OMAHA, Neb. — Nebraska’s first problem-solving court for military veterans charged with felonies has graduated its first four participants to complete the program.

The Douglas County Veterans Treatment Court held a ceremony Wednesday honoring the graduates and dismissing their charges, the Omaha World-Herald reported. The graduates were facing prison sentences before entering the diversion program.

The court requires participants to adhere to a strict regimen of keeping a job, treating addiction, paying restitution and frequently meeting with the judge. It’s the first of its kind to be funded by Nebraska lawmakers.

Larry Hart, one of the graduates, said his program included addiction recovery and treatment for post-traumatic stress disorder. Hart served two years in the Army. He said it’s helpful that the program also uses veterans as mentors and to provide legal support.

“One of the famous credos is never leave somebody behind,” Hart said. “We have kind of a trust between us that people in the military have.”

About two dozen veterans are currently participating in the treatment court, which is designed to handle about 30 people at a time.

District Judge Mark Ashford, who oversees the court, said he’s glad Nebraska funded the program because PTSD and substance abuse are pervasive among veterans.

“I’m convinced a couple of these folks wouldn’t even be alive today,” he said.

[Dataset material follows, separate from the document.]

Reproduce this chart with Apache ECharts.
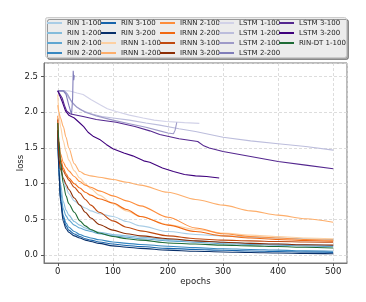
<!DOCTYPE html>
<html><head><meta charset="utf-8">
<script src="https://cdn.jsdelivr.net/npm/echarts@6/dist/echarts.min.js"></script>
<style>html,body{margin:0;padding:0;background:#fff}#c{width:366px;height:302px}</style>
</head><body><div id="c"></div>
<script>
// ---- data ----
const EPOCHS = [0,2,5,10,15,20,30,40,50,60,75,100,125,150,200,250,300,350,400,450,500];

const RIN_1_100 = [1.75,1.5,1.25,1.05,0.95,0.86,0.76,0.70,0.66,0.62,0.58,0.54,0.47,0.41,0.33,0.29,0.27,0.25,0.24,0.23,0.22];
const RIN_1_200 = [1.8,1.35,1.0,0.75,0.63,0.56,0.47,0.42,0.38,0.35,0.32,0.29,0.27,0.25,0.22,0.20,0.18,0.165,0.155,0.145,0.135];
const RIN_2_100 = [1.75,1.25,0.9,0.65,0.55,0.49,0.42,0.38,0.35,0.33,0.30,0.27,0.25,0.23,0.20,0.18,0.16,0.15,0.14,0.13,0.12];
const RIN_2_200 = [1.7,1.15,0.8,0.55,0.45,0.39,0.33,0.29,0.26,0.24,0.215,0.185,0.165,0.15,0.125,0.105,0.09,0.08,0.07,0.06,0.055];
const RIN_3_100 = [1.75,1.18,0.78,0.52,0.41,0.35,0.295,0.26,0.23,0.21,0.185,0.155,0.135,0.12,0.095,0.08,0.068,0.058,0.05,0.043,0.038];
const RIN_3_200 = [1.75,1.2,0.75,0.47,0.37,0.32,0.27,0.24,0.21,0.19,0.165,0.13,0.11,0.095,0.07,0.055,0.045,0.037,0.03,0.025,0.02];

const IRNN_1_100 = [2.25,2.0,1.8,1.6,1.45,1.33,1.18,1.08,1.0,0.93,0.84,0.72,0.62,0.54,0.43,0.36,0.31,0.28,0.26,0.24,0.23];
const IRNN_1_200 = [2.1,2.0,1.92,1.8,1.65,1.5,1.28,1.17,1.13,1.11,1.09,1.06,1.02,0.98,0.88,0.78,0.70,0.62,0.56,0.51,0.46];
const IRNN_2_100 = [1.95,1.6,1.42,1.3,1.23,1.18,1.1,1.03,0.98,0.95,0.9,0.83,0.76,0.69,0.53,0.38,0.3,0.26,0.24,0.22,0.21];
const IRNN_2_200 = [1.85,1.5,1.35,1.22,1.14,1.08,1.0,0.94,0.88,0.84,0.79,0.73,0.64,0.54,0.42,0.33,0.27,0.24,0.22,0.205,0.195];
const IRNN_3_100 = [1.9,1.5,1.3,1.18,1.11,1.05,0.95,0.87,0.78,0.7,0.6,0.48,0.39,0.34,0.27,0.23,0.21,0.2,0.19,0.185,0.18];
const IRNN_3_200 = [1.75,1.35,1.2,1.08,0.99,0.92,0.8,0.7,0.6,0.52,0.43,0.35,0.3,0.27,0.23,0.2,0.18,0.165,0.155,0.145,0.14];

const RIN_DT_1_100 = [1.85,1.6,1.3,1.0,0.83,0.72,0.6,0.48,0.41,0.36,0.31,0.26,0.23,0.21,0.17,0.155,0.14,0.13,0.12,0.11,0.10];

const LSTM_1_100_EP = [0,20,25,35,46,60,76,90,106,130,155,175,197,230,257];
const LSTM_1_100 = [2.3,2.3,2.29,2.27,2.25,2.18,2.11,2.05,2.01,1.96,1.92,1.89,1.87,1.855,1.845];
const LSTM_1_200_EP = [0,10,15,20,30,40,60,80,100,130,160,185,220,250,300,350,400,450,500];
const LSTM_1_200 = [2.3,2.3,2.27,2.2,2.1,2.04,1.98,1.94,1.92,1.89,1.85,1.82,1.77,1.73,1.65,1.6,1.56,1.52,1.47];
const LSTM_2_100_EP = [0,12,18,25,35,50,70,100,130,160,185,200,210,213,216];
const LSTM_2_100 = [2.3,2.3,2.25,2.15,2.07,2.0,1.95,1.89,1.84,1.79,1.74,1.71,1.70,1.75,1.86];
const LSTM_2_200_EP = [0,10,15,20,25,27,28,29,30];
const LSTM_2_200 = [2.3,2.3,2.25,2.1,1.97,2.2,2.58,2.45,2.52];
const LSTM_3_100_EP = [0,3,8,12,16,22,28,46,70,106,140,167,185,220,254,265,275,300,350,400,450,500];
const LSTM_3_100 = [2.3,2.3,2.2,2.1,2.02,1.98,1.97,1.94,1.9,1.86,1.8,1.74,1.69,1.63,1.59,1.53,1.5,1.45,1.38,1.31,1.26,1.21];
const LSTM_3_200_EP = [0,3,8,14,20,30,40,47,55,65,76,88,100,120,136,156,167,190,210,230,250,270,293];
const LSTM_3_200 = [2.3,2.3,2.15,2.02,1.96,1.92,1.85,1.8,1.72,1.66,1.62,1.55,1.49,1.43,1.39,1.32,1.30,1.22,1.17,1.13,1.11,1.10,1.08];

// ---- series setup ----
const SERIES = [
  ['RIN 1-100', EPOCHS, RIN_1_100, '#a9cde6', true],
  ['RIN 1-200', EPOCHS, RIN_1_200, '#84bcdb', true],
  ['RIN 2-100', EPOCHS, RIN_2_100, '#5fa6d1', true],
  ['RIN 2-200', EPOCHS, RIN_2_200, '#3787c0', true],
  ['RIN 3-100', EPOCHS, RIN_3_100, '#1764ab', true],
  ['RIN 3-200', EPOCHS, RIN_3_200, '#08306b', true],
  ['IRNN 1-100', EPOCHS, IRNN_1_100, '#fdd0a2', true],
  ['IRNN 1-200', EPOCHS, IRNN_1_200, '#fdae6b', true],
  ['IRNN 2-100', EPOCHS, IRNN_2_100, '#fd8d3c', true],
  ['IRNN 2-200', EPOCHS, IRNN_2_200, '#f16913', true],
  ['IRNN 3-100', EPOCHS, IRNN_3_100, '#c04a10', true],
  ['IRNN 3-200', EPOCHS, IRNN_3_200, '#8c2d04', true],
  ['LSTM 1-100', LSTM_1_100_EP, LSTM_1_100, '#d2d2e8', false],
  ['LSTM 1-200', LSTM_1_200_EP, LSTM_1_200, '#bcbddc', false],
  ['LSTM 2-100', LSTM_2_100_EP, LSTM_2_100, '#9e9ac8', false],
  ['LSTM 2-200', LSTM_2_200_EP, LSTM_2_200, '#807dba', false],
  ['LSTM 3-100', LSTM_3_100_EP, LSTM_3_100, '#54278f', false],
  ['LSTM 3-200', LSTM_3_200_EP, LSTM_3_200, '#3f007d', false],
  ['RIN-DT 1-100', EPOCHS, RIN_DT_1_100, '#1d6b35', true]
];

const LEGEND_COLS = [
  ['RIN 1-100','RIN 1-200','RIN 2-100','RIN 2-200'],
  ['RIN 3-100','RIN 3-200','IRNN 1-100','IRNN 1-200'],
  ['IRNN 2-100','IRNN 2-200','IRNN 3-100','IRNN 3-200'],
  ['LSTM 1-100','LSTM 1-200','LSTM 2-100','LSTM 2-200'],
  ['LSTM 3-100','LSTM 3-200','RIN-DT 1-100']
];
const LEGEND_X = [47, 101, 160, 219, 279];

const FONT = 'DejaVu Sans';
const chart = echarts.init(document.getElementById('c'), null, {renderer: 'canvas'});

const series = SERIES.map(([name, xs, ys, color, sm]) => ({
  name, type: 'line',
  data: xs.map((x, i) => [x, ys[i]]),
  showSymbol: false, symbol: 'none',
  smooth: sm ? 0.3 : false, smoothMonotone: sm ? 'x' : undefined,
  lineStyle: {color, width: 1.1},
  itemStyle: {color},
  emphasis: {disabled: true},
  animation: false
}));

const legends = LEGEND_COLS.map((col, i) => ({
  left: LEGEND_X[i], top: 18, orient: 'vertical', padding: 0,
  icon: 'rect', itemWidth: 15, itemHeight: 2, itemGap: 0,
  selectedMode: false,
  textStyle: {fontFamily: FONT, fontSize: 7, lineHeight: 10, color: '#222'},
  data: col
}));

chart.setOption({
  animation: false,
  backgroundColor: '#fff',
  grid: {left: 44, right: 19, top: 63, bottom: 39, show: true, borderColor: '#777', borderWidth: 1,
    backgroundColor: '#fff', containLabel: false, outerBoundsMode: 'none'},
  graphic: [{
    type: 'rect', z: 1,
    shape: {x: 45.5, y: 17.5, width: 301, height: 40, r: 2},
    style: {fill: '#ececec', stroke: '#cccccc', lineWidth: 1,
      shadowColor: 'rgba(0,0,0,0.35)', shadowOffsetX: 2, shadowOffsetY: 2, shadowBlur: 0}
  }],
  legend: legends,
  xAxis: {
    type: 'value', min: -25, max: 525, splitNumber: 5,
    name: 'epochs', nameLocation: 'middle', nameGap: 14, nameMoveOverlap: false,
    nameTextStyle: {fontFamily: FONT, fontSize: 8.5, color: '#222'},
    axisLine: {show: true, onZero: false, lineStyle: {color: '#777'}},
    axisTick: {show: true, length: 3, lineStyle: {color: '#555'}},
    axisLabel: {fontFamily: FONT, fontSize: 8.5, color: '#222', margin: 4, showMinLabel: false, showMaxLabel: false},
    splitLine: {show: true, lineStyle: {color: '#d4d4d4', type: [3, 2], width: 0.8}}
  },
  yAxis: {
    type: 'value', min: -0.11, max: 2.69, splitNumber: 5,
    name: 'loss', nameLocation: 'middle', nameGap: 19, nameMoveOverlap: false,
    nameTextStyle: {fontFamily: FONT, fontSize: 8.5, color: '#222'},
    axisLine: {show: true, onZero: false, lineStyle: {color: '#777'}},
    axisTick: {show: true, length: 3, lineStyle: {color: '#555'}},
    axisLabel: {fontFamily: FONT, fontSize: 8.5, color: '#222', margin: 6, showMinLabel: false, showMaxLabel: false,
      formatter: v => v.toFixed(1)},
    splitLine: {show: true, lineStyle: {color: '#d4d4d4', type: [3, 2], width: 0.8}}
  },
  series
});
</script></body></html>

State Sen. John McCollister, who sponsored the bill creating the court, said the program is cost-effective and focuses on treatment, instead of punishment.

Nebraska Supreme Court Judge Stephanie Stacy said such diversion programs can reduce recidivism.

The graduates were given U.S. flags in wooden boxes and gold-colored dog tags that read, “Honor Restored,” for completing the court program.

Stacy told the graduates, “We are grateful for your service, and we are inspired by your example.”